Rows from a dataset of charts and code

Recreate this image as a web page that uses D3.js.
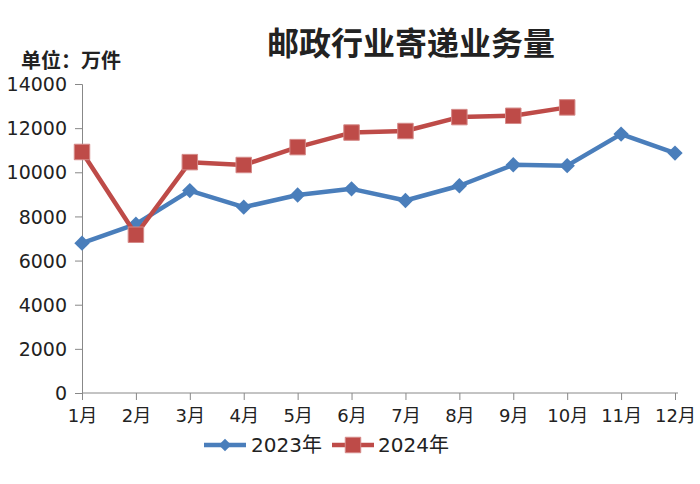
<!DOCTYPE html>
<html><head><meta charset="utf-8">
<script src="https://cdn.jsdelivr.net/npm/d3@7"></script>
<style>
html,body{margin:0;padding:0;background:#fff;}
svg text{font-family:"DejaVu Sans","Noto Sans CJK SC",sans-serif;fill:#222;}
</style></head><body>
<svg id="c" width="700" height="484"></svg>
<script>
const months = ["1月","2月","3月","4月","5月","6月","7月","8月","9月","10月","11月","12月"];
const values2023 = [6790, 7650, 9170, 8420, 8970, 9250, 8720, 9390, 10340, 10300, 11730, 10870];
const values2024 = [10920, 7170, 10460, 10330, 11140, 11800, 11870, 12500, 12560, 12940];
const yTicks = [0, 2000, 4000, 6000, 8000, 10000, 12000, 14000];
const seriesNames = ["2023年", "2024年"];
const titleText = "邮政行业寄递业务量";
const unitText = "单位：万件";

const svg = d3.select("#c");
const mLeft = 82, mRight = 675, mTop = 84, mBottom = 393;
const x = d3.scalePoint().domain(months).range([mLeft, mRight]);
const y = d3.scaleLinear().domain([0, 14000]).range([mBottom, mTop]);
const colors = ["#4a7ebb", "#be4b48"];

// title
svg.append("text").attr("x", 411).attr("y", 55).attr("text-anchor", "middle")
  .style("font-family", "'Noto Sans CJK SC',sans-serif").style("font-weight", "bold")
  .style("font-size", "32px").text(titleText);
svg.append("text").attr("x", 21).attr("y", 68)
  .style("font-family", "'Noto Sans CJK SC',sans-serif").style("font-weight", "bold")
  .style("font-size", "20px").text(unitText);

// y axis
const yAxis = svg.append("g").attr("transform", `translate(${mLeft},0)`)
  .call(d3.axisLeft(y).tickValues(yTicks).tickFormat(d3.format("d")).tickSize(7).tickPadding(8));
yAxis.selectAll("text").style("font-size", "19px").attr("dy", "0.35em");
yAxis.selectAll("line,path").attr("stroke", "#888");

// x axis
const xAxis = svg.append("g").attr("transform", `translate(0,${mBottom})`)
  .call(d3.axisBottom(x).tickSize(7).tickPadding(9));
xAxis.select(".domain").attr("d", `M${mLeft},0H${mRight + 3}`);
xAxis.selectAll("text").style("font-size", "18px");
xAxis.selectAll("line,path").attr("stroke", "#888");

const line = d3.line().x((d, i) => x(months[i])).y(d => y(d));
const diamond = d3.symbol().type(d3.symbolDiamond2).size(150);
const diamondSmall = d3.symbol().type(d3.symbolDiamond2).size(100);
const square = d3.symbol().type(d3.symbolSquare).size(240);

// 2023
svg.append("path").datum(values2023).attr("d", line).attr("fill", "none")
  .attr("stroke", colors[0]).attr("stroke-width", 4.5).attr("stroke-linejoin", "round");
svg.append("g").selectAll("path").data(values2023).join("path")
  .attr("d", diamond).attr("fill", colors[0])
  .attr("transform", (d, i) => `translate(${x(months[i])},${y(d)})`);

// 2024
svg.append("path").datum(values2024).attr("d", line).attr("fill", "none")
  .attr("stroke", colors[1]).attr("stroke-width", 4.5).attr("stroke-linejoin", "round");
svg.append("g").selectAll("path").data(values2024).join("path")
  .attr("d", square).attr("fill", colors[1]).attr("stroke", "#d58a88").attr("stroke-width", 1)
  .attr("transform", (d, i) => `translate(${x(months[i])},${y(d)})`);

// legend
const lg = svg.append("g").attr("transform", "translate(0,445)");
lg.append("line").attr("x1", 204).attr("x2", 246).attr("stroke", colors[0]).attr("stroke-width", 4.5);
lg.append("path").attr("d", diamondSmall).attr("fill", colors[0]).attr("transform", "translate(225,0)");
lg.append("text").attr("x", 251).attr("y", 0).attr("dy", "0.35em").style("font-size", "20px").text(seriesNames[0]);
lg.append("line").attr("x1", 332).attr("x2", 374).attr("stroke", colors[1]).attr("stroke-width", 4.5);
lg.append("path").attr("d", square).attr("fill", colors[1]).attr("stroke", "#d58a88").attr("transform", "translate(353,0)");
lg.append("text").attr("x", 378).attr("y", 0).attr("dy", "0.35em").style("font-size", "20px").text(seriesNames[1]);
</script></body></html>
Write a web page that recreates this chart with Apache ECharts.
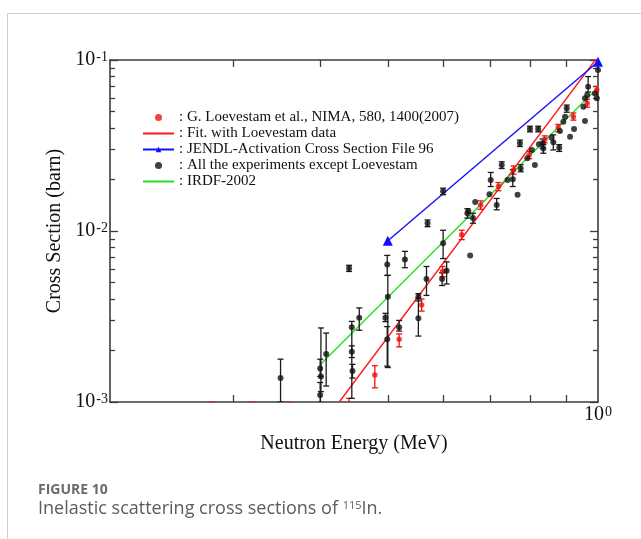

:: STATED EXERCISE ::
How many of these lines contain "that"? Write only the number.

:: RESPONSE ::
2